The issue of FoI with respect to the Attorney-General’s Department is particularly pertinent for technologists because the issues the department is working on — with respect to copyright reform, Internet piracy, data retention and telecommunications surveillance — are key issues of interest for Australia’s technology sector. The department often publishes important FoI documents relating to these issues.
Because of these reasons, Delimiter has today published a mirror of PDF documents published by the Department under Freedom of Information laws. The mirror is live today and you can view it here.
The mirror will not seek to replicate all of the documents which the Department releases under FoI laws, but will publish those documents which are relevant in some way to the Australian technology industry and technical readers.
Initially, the mirror has published almost all documents of this nature which the Department has released in 2013, although we are still seeking copies of some documents from the Department. This year the Department has published important FoI documents relating to issues such as the classification of video games, surveillance programs such as PRISM, data retention and surveillance, hacking and Internet security and copyright reform associated with the Trans-Pacific Partnership Agreement.

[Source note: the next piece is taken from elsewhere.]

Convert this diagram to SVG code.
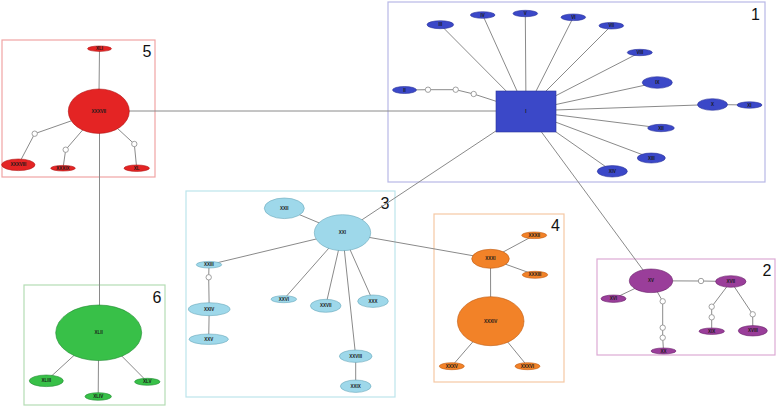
<svg xmlns="http://www.w3.org/2000/svg" width="778" height="408" viewBox="0 0 778 408">
<style>
.bg{fill:#ffffff}
.box{fill:none;stroke-width:1.2}
.num{font-family:"Liberation Sans",Arial,sans-serif;font-size:16px;fill:#111;text-anchor:middle}
.lbl{font-family:"Liberation Sans",Arial,sans-serif;font-size:4.5px;font-weight:bold;fill:#1a1a1a;text-anchor:middle;dominant-baseline:central}
.e{stroke:#8a8a8a;stroke-width:1;fill:none}
.h{fill:#ffffff;stroke:#8a8a8a;stroke-width:0.8}
.c1{fill:#3b48c8;stroke:#2a329a;stroke-width:0.6}
.c2{fill:#9a3e9a;stroke:#6a226a;stroke-width:0.6}
.c3{fill:#9ed8ea;stroke:#6aa8ba;stroke-width:0.6}
.c4{fill:#f28228;stroke:#c05a10;stroke-width:0.6}
.c5{fill:#e42424;stroke:#b01212;stroke-width:0.6}
.c6{fill:#38c048;stroke:#208a30;stroke-width:0.6}
</style>
<rect class="bg" x="0" y="0" width="778" height="408"/>
<g id="boxes">
<rect class="box" x="388" y="2" width="377" height="180" stroke="#b8b8e6"/>
<rect class="box" x="2" y="40" width="153" height="137" stroke="#f0a4a4"/>
<rect class="box" x="24" y="285" width="141" height="120" stroke="#b4dcb4"/>
<rect class="box" x="186" y="191" width="209" height="206" stroke="#bce4ec"/>
<rect class="box" x="434" y="214" width="130" height="168" stroke="#f6c8a4"/>
<rect class="box" x="597" y="259" width="178" height="96" stroke="#dcaad4"/>
<text class="num" x="755.5" y="20">1</text>
<text class="num" x="767" y="275.5">2</text>
<text class="num" x="385" y="209">3</text>
<text class="num" x="555.5" y="230.5">4</text>
<text class="num" x="147" y="56.5">5</text>
<text class="num" x="157" y="302.5">6</text>
</g>
<g id="connectors">
<line class="e" x1="526" y1="111" x2="440.3" y2="24.7"/>
<line class="e" x1="526" y1="111" x2="482.7" y2="15"/>
<line class="e" x1="526" y1="111" x2="525.3" y2="13.5"/>
<line class="e" x1="526" y1="111" x2="573.3" y2="17.3"/>
<line class="e" x1="526" y1="111" x2="611.3" y2="25.7"/>
<line class="e" x1="526" y1="111" x2="639.8" y2="52.5"/>
<line class="e" x1="526" y1="111" x2="657.3" y2="82.5"/>
<line class="e" x1="526" y1="111" x2="712.5" y2="104.5"/>
<line class="e" x1="712.5" y1="104.5" x2="749.5" y2="105"/>
<line class="e" x1="526" y1="111" x2="661" y2="128"/>
<line class="e" x1="526" y1="111" x2="651.3" y2="158"/>
<line class="e" x1="526" y1="111" x2="612.3" y2="171.3"/>
<polyline class="e" points="404.5,90 428,89.7 455.7,89.7 473.7,94 526,111"/>
<line class="e" x1="98.8" y1="111" x2="526" y2="111"/>
<line class="e" x1="526" y1="111" x2="342.5" y2="232.7"/>
<line class="e" x1="526" y1="111" x2="651" y2="280.8"/>
<line class="e" x1="99.5" y1="48.7" x2="98.8" y2="111.2"/>
<polyline class="e" points="98.8,111.2 34.7,133.7 18.3,164.8"/>
<polyline class="e" points="98.8,111.2 65.7,149.7 63,168.2"/>
<polyline class="e" points="98.8,111.2 134.3,144 136.7,168.2"/>
<line class="e" x1="99.5" y1="111.2" x2="99.5" y2="332.8"/>
<line class="e" x1="98.7" y1="332.8" x2="46.3" y2="380.8"/>
<line class="e" x1="98.7" y1="332.8" x2="98.2" y2="396.5"/>
<line class="e" x1="98.7" y1="332.8" x2="147.3" y2="381.8"/>
<line class="e" x1="342.5" y1="232.7" x2="284.3" y2="208.3"/>
<line class="e" x1="342.5" y1="232.7" x2="209" y2="264.7"/>
<line class="e" x1="342.5" y1="232.7" x2="283.8" y2="299.2"/>
<line class="e" x1="342.5" y1="232.7" x2="325.7" y2="305.8"/>
<line class="e" x1="342.5" y1="232.7" x2="355.7" y2="356.2"/>
<line class="e" x1="342.5" y1="232.7" x2="373" y2="301.2"/>
<line class="e" x1="342.5" y1="232.7" x2="490.5" y2="258.8"/>
<polyline class="e" points="209,264.7 208.7,277.3 209.2,309.2 208.7,339.2"/>
<line class="e" x1="355.7" y1="356.2" x2="355.7" y2="386.2"/>
<line class="e" x1="490.5" y1="258.8" x2="534.2" y2="235.3"/>
<line class="e" x1="490.5" y1="258.8" x2="535" y2="274.8"/>
<line class="e" x1="490.5" y1="258.8" x2="490.7" y2="321.2"/>
<line class="e" x1="490.7" y1="321.2" x2="451.8" y2="366.2"/>
<line class="e" x1="490.7" y1="321.2" x2="527.5" y2="366.2"/>
<line class="e" x1="651" y1="280.8" x2="613.5" y2="298.7"/>
<polyline class="e" points="651,280.8 701,281 730.8,281.5"/>
<polyline class="e" points="651,280.8 662.7,301.3 662.7,327.7 662.7,337.7 663.5,351"/>
<polyline class="e" points="730.8,281.5 711.7,306.7 711.7,317.3 711.7,331.2"/>
<polyline class="e" points="730.8,281.5 752.7,314.3 752.8,330.8"/>
</g>
<g id="hidden-nodes">
<circle class="h" cx="428" cy="89.7" r="2.7"/>
<circle class="h" cx="455.7" cy="89.7" r="2.7"/>
<circle class="h" cx="473.7" cy="94" r="2.7"/>
<circle class="h" cx="34.7" cy="133.7" r="2.7"/>
<circle class="h" cx="65.7" cy="149.7" r="2.7"/>
<circle class="h" cx="134.3" cy="144" r="2.7"/>
<circle class="h" cx="208.7" cy="277.3" r="2.7"/>
<circle class="h" cx="701" cy="281" r="2.7"/>
<circle class="h" cx="662.7" cy="301.3" r="2.7"/>
<circle class="h" cx="662.7" cy="327.7" r="2.7"/>
<circle class="h" cx="662.7" cy="337.7" r="2.7"/>
<circle class="h" cx="711.7" cy="306.7" r="2.7"/>
<circle class="h" cx="711.7" cy="317.3" r="2.7"/>
<circle class="h" cx="752.7" cy="314.3" r="2.7"/>
</g>
<g id="n-I"><rect class="c1" x="496" y="91" width="60" height="41"/><text class="lbl" x="526" y="111.5">I</text></g>
<g id="n-II"><ellipse class="c1" cx="404.5" cy="90" rx="12" ry="3.5"/><text class="lbl" x="404.5" y="90">II</text></g>
<g id="n-III"><ellipse class="c1" cx="440.3" cy="24.7" rx="13.3" ry="4"/><text class="lbl" x="440.3" y="24.7">III</text></g>
<g id="n-IV"><ellipse class="c1" cx="482.7" cy="15" rx="12.3" ry="3.3"/><text class="lbl" x="482.7" y="15">IV</text></g>
<g id="n-V"><ellipse class="c1" cx="525.3" cy="13.5" rx="12.3" ry="3.2"/><text class="lbl" x="525.3" y="13.5">V</text></g>
<g id="n-VI"><ellipse class="c1" cx="573.3" cy="17.3" rx="12.3" ry="3.3"/><text class="lbl" x="573.3" y="17.3">VI</text></g>
<g id="n-VII"><ellipse class="c1" cx="611.3" cy="25.7" rx="12.3" ry="3.3"/><text class="lbl" x="611.3" y="25.7">VII</text></g>
<g id="n-VIII"><ellipse class="c1" cx="639.8" cy="52.5" rx="12.5" ry="3.2"/><text class="lbl" x="639.8" y="52.5">VIII</text></g>
<g id="n-IX"><ellipse class="c1" cx="657.3" cy="82.5" rx="15" ry="5.8"/><text class="lbl" x="657.3" y="82.5">IX</text></g>
<g id="n-X"><ellipse class="c1" cx="712.5" cy="104.5" rx="15" ry="5.8"/><text class="lbl" x="712.5" y="104.5">X</text></g>
<g id="n-XI"><ellipse class="c1" cx="749.5" cy="105" rx="12.5" ry="3.2"/><text class="lbl" x="749.5" y="105">XI</text></g>
<g id="n-XII"><ellipse class="c1" cx="661" cy="128" rx="13.3" ry="3.7"/><text class="lbl" x="661" y="128">XII</text></g>
<g id="n-XIII"><ellipse class="c1" cx="651.3" cy="158" rx="14" ry="5"/><text class="lbl" x="651.3" y="158">XIII</text></g>
<g id="n-XIV"><ellipse class="c1" cx="612.3" cy="171.3" rx="15" ry="5.7"/><text class="lbl" x="612.3" y="171.3">XIV</text></g>
<g id="n-XV"><ellipse class="c2" cx="651" cy="280.8" rx="21.7" ry="11.8"/><text class="lbl" x="651" y="280.8">XV</text></g>
<g id="n-XVI"><ellipse class="c2" cx="613.5" cy="298.7" rx="12.5" ry="3.7"/><text class="lbl" x="613.5" y="298.7">XVI</text></g>
<g id="n-XVII"><ellipse class="c2" cx="730.8" cy="281.5" rx="15.2" ry="5.8"/><text class="lbl" x="730.8" y="281.5">XVII</text></g>
<g id="n-XVIII"><ellipse class="c2" cx="752.8" cy="330.8" rx="14.5" ry="5.2"/><text class="lbl" x="752.8" y="330.8">XVIII</text></g>
<g id="n-XIX"><ellipse class="c2" cx="711.7" cy="331.2" rx="12.7" ry="3.2"/><text class="lbl" x="711.7" y="331.2">XIX</text></g>
<g id="n-XX"><ellipse class="c2" cx="663.5" cy="351" rx="12.5" ry="3"/><text class="lbl" x="663.5" y="351">XX</text></g>
<g id="n-XXI"><ellipse class="c3" cx="342.5" cy="232.7" rx="28.2" ry="18"/><text class="lbl" x="342.5" y="232.7">XXI</text></g>
<g id="n-XXII"><ellipse class="c3" cx="284.3" cy="208.3" rx="20" ry="10.3"/><text class="lbl" x="284.3" y="208.3">XXII</text></g>
<g id="n-XXIII"><ellipse class="c3" cx="209" cy="264.7" rx="12.7" ry="3.3"/><text class="lbl" x="209" y="264.7">XXIII</text></g>
<g id="n-XXIV"><ellipse class="c3" cx="209.2" cy="309.2" rx="20.8" ry="6.5"/><text class="lbl" x="209.2" y="309.2">XXIV</text></g>
<g id="n-XXV"><ellipse class="c3" cx="208.7" cy="339.2" rx="19.7" ry="5.2"/><text class="lbl" x="208.7" y="339.2">XXV</text></g>
<g id="n-XXVI"><ellipse class="c3" cx="283.8" cy="299.2" rx="12.8" ry="3.5"/><text class="lbl" x="283.8" y="299.2">XXVI</text></g>
<g id="n-XXVII"><ellipse class="c3" cx="325.7" cy="305.8" rx="15.3" ry="6.5"/><text class="lbl" x="325.7" y="305.8">XXVII</text></g>
<g id="n-XXVIII"><ellipse class="c3" cx="355.7" cy="356.2" rx="16.3" ry="6.2"/><text class="lbl" x="355.7" y="356.2">XXVIII</text></g>
<g id="n-XXIX"><ellipse class="c3" cx="355.7" cy="386.2" rx="15.3" ry="6.2"/><text class="lbl" x="355.7" y="386.2">XXIX</text></g>
<g id="n-XXX"><ellipse class="c3" cx="373" cy="301.2" rx="15.3" ry="6.2"/><text class="lbl" x="373" y="301.2">XXX</text></g>
<g id="n-XXXI"><ellipse class="c4" cx="490.5" cy="258.8" rx="18.8" ry="9.5"/><text class="lbl" x="490.5" y="258.8">XXXI</text></g>
<g id="n-XXXII"><ellipse class="c4" cx="534.2" cy="235.3" rx="12.5" ry="3.3"/><text class="lbl" x="534.2" y="235.3">XXXII</text></g>
<g id="n-XXXIII"><ellipse class="c4" cx="535" cy="274.8" rx="12.7" ry="3.5"/><text class="lbl" x="535" y="274.8">XXXIII</text></g>
<g id="n-XXXIV"><ellipse class="c4" cx="490.7" cy="321.2" rx="33.3" ry="24.5"/><text class="lbl" x="490.7" y="321.2">XXXIV</text></g>
<g id="n-XXXV"><ellipse class="c4" cx="451.8" cy="366.2" rx="12.5" ry="3.5"/><text class="lbl" x="451.8" y="366.2">XXXV</text></g>
<g id="n-XXXVI"><ellipse class="c4" cx="527.5" cy="366.2" rx="12.5" ry="3.5"/><text class="lbl" x="527.5" y="366.2">XXXVI</text></g>
<g id="n-XXXVII"><ellipse class="c5" cx="98.8" cy="111.2" rx="30.5" ry="22.2"/><text class="lbl" x="98.8" y="111.2">XXXVII</text></g>
<g id="n-XXXVIII"><ellipse class="c5" cx="18.3" cy="164.8" rx="16.7" ry="5.8"/><text class="lbl" x="18.3" y="164.8">XXXVIII</text></g>
<g id="n-XXXIX"><ellipse class="c5" cx="63" cy="168.2" rx="12.3" ry="2.8"/><text class="lbl" x="63" y="168.2">XXXIX</text></g>
<g id="n-XL"><ellipse class="c5" cx="136.7" cy="168.2" rx="12.7" ry="3.2"/><text class="lbl" x="136.7" y="168.2">XL</text></g>
<g id="n-XLI"><ellipse class="c5" cx="99.5" cy="48.7" rx="12" ry="2.7"/><text class="lbl" x="99.5" y="48.7">XLI</text></g>
<g id="n-XLII"><ellipse class="c6" cx="98.7" cy="332.8" rx="43" ry="27.8"/><text class="lbl" x="98.7" y="332.8">XLII</text></g>
<g id="n-XLIII"><ellipse class="c6" cx="46.3" cy="380.8" rx="17" ry="5.8"/><text class="lbl" x="46.3" y="380.8">XLIII</text></g>
<g id="n-XLIV"><ellipse class="c6" cx="98.2" cy="396.5" rx="13.2" ry="3.8"/><text class="lbl" x="98.2" y="396.5">XLIV</text></g>
<g id="n-XLV"><ellipse class="c6" cx="147.3" cy="381.8" rx="12.7" ry="3.5"/><text class="lbl" x="147.3" y="381.8">XLV</text></g>
</svg>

Already, the mirror hosts documents not available via the Department’s website, in the areas of data retention and the PRISM program operated by the US National Security Agency.
Delimiter believes the publication of these documents is important due to the aims of the FoI legislation. The site of the Australian Information Commissioner states with regard to why FoI legislation is important:
“The Australian Parliament first considered introducing freedom of information (FOI) legislation in the 1970s. In 1979, a Senate committee report outlined three reasons why FOI is important: FOI allows individuals to see what information government holds about them, and to seek correction of that information if they consider it wrong or misleading. FOI enhances the transparency of policy making, administrative decision making and government service delivery. A community that is better informed can participate more effectively in the nation’s democratic processes.”
“These reasons are still valid today. More recently, a fourth reason for FOI has emerged — there is greater recognition that information gathered by government at public expense is a national resource and should be available more widely to the public. This idea was explicitly recognised through the reforms to the FOI Act in 2010 and the creation of the information policy function of the Office of the Australian Information Commissioner (OAIC).”
As a website published by a private corporation, Delimiter is not subject to the accessibility guidelines which the Attorney-General’s Department has cited as a reason for not publishing these documents itself.
Delimiter is currently also investigating publishing a register of documents related to the National Broadband Network.